| Judge Approves $1.35 Million Settlement in Ratigan Lawsuit
By Judy L. Thomas
The Kansas City Star
November 2, 2013
http://www.kansascity.com/2013/11/02/4594509/judge-approves-135-million-settlement.html
A judge has approved a $1.35 million settlement in a civil lawsuit involving a Kansas City priest convicted of producing child pornography.
Jackson County Circuit Judge Kenneth Garrett III approved the settlement in the lawsuit filed in 2011 by a minor girl and her parents against the Kansas City-St. Joseph Diocese, the Rev. Shawn Ratigan and Bishop Robert Finn. The approval was entered in the court record last week.
The diocese reached the agreement with the plaintiffs on Oct. 2, days before the case was to go to trial. The settlement was the diocese’s third in five months involving allegations of sexual abuse by a priest and brings to more than $4 million the amount it has paid in those cases.
The diocese said in a statement that the current settlement was paid in full by insurance.
In confirming the settlement, the diocese said it “reiterates its great sorrow for the harm and grief visited upon children and their families by the actions of Shawn Ratigan.”
“We further recommit ourselves to fostering safe environments for children and promptly reporting suspicions of abuse to law enforcement,” the diocese said.
In another case, a sexual abuse lawsuit filed in 2011 against Conception Abbey and one of its priests has been settled for $125,000, according to the plaintiff’s attorney.
The lawsuit, filed in Jackson County Circuit Court by Jon David Couzens, alleges sexual abuse by the Rev. Isaac True, of Conception Abbey in northwest Missouri, and Monsignor Thomas J. O’Brien, a retired priest in the Diocese of Kansas City-St. Joseph, beginning when Couzens was 9.

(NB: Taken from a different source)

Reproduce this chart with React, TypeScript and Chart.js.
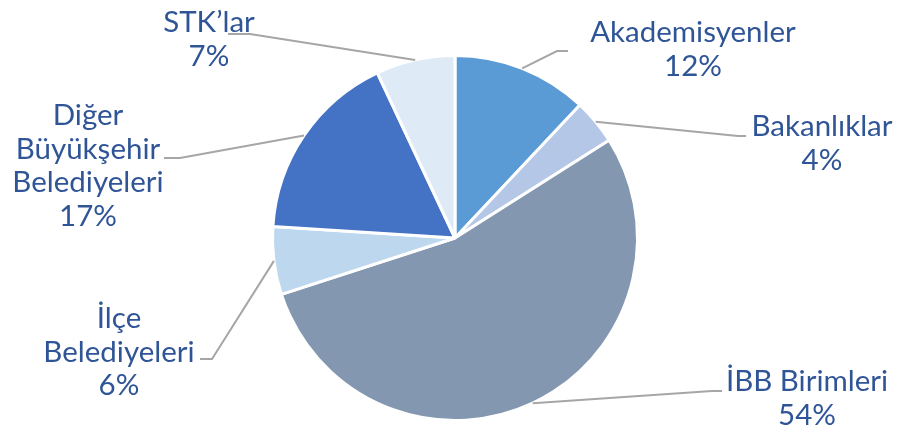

Couzens alleges in the lawsuit that True, a relative, molested him for several months in the late 1970s, and that O’Brien later sexually abused him and three other youths when they were serving as altar boys at Nativity of the Blessed Virgin Mary Church in Independence.
The parents of one of the other boys claim he later committed suicide. They filed a wrongful-death lawsuit against the diocese and O’Brien in 2011 after learning of the alleged abuse, and it was settled in July for $2.25 million.
True was the president-rector of Conception Seminary from 1973 to 1988. A diocesan spokesman said last week that True has no pastoral assignment with the diocese.
An attorney for True and Conception Abbey did not return a call for comment.
Rebecca Randles, who represents Couzens, said the lawsuit will proceed against the diocese and O’Brien.
O’Brien, 87, died last month. Randles said his death will not affect the lawsuit.
The pornography scandal involving Ratigan emerged in December 2010 after a computer technician discovered hundreds of lewd photos of young girls on the priest’s laptop. A federal grand jury indicted Ratigan on 13 counts of production, attempted production and possession of child pornography involving five girls ranging in age from 2 to 9.
Ratigan pleaded guilty to five charges and was sentenced last month to 50 years in prison. He also pleaded guilty in October in Clay County Circuit Court to three counts of possessing child pornography and was sentenced to seven years on each charge.
The civil suit settled last month alleged that Ratigan engaged a 9-year-old girl in sexually explicit conduct and that Finn allowed Ratigan continued access to children after learning of the images found on the priest’s computer.
Ratigan, Finn and the diocese have been named as defendants in six other civil lawsuits involving the priest. Three cases are pending in Jackson County and one in Clay County. A federal lawsuit was settled in May for $600,000, and a second federal lawsuit was dismissed earlier this year.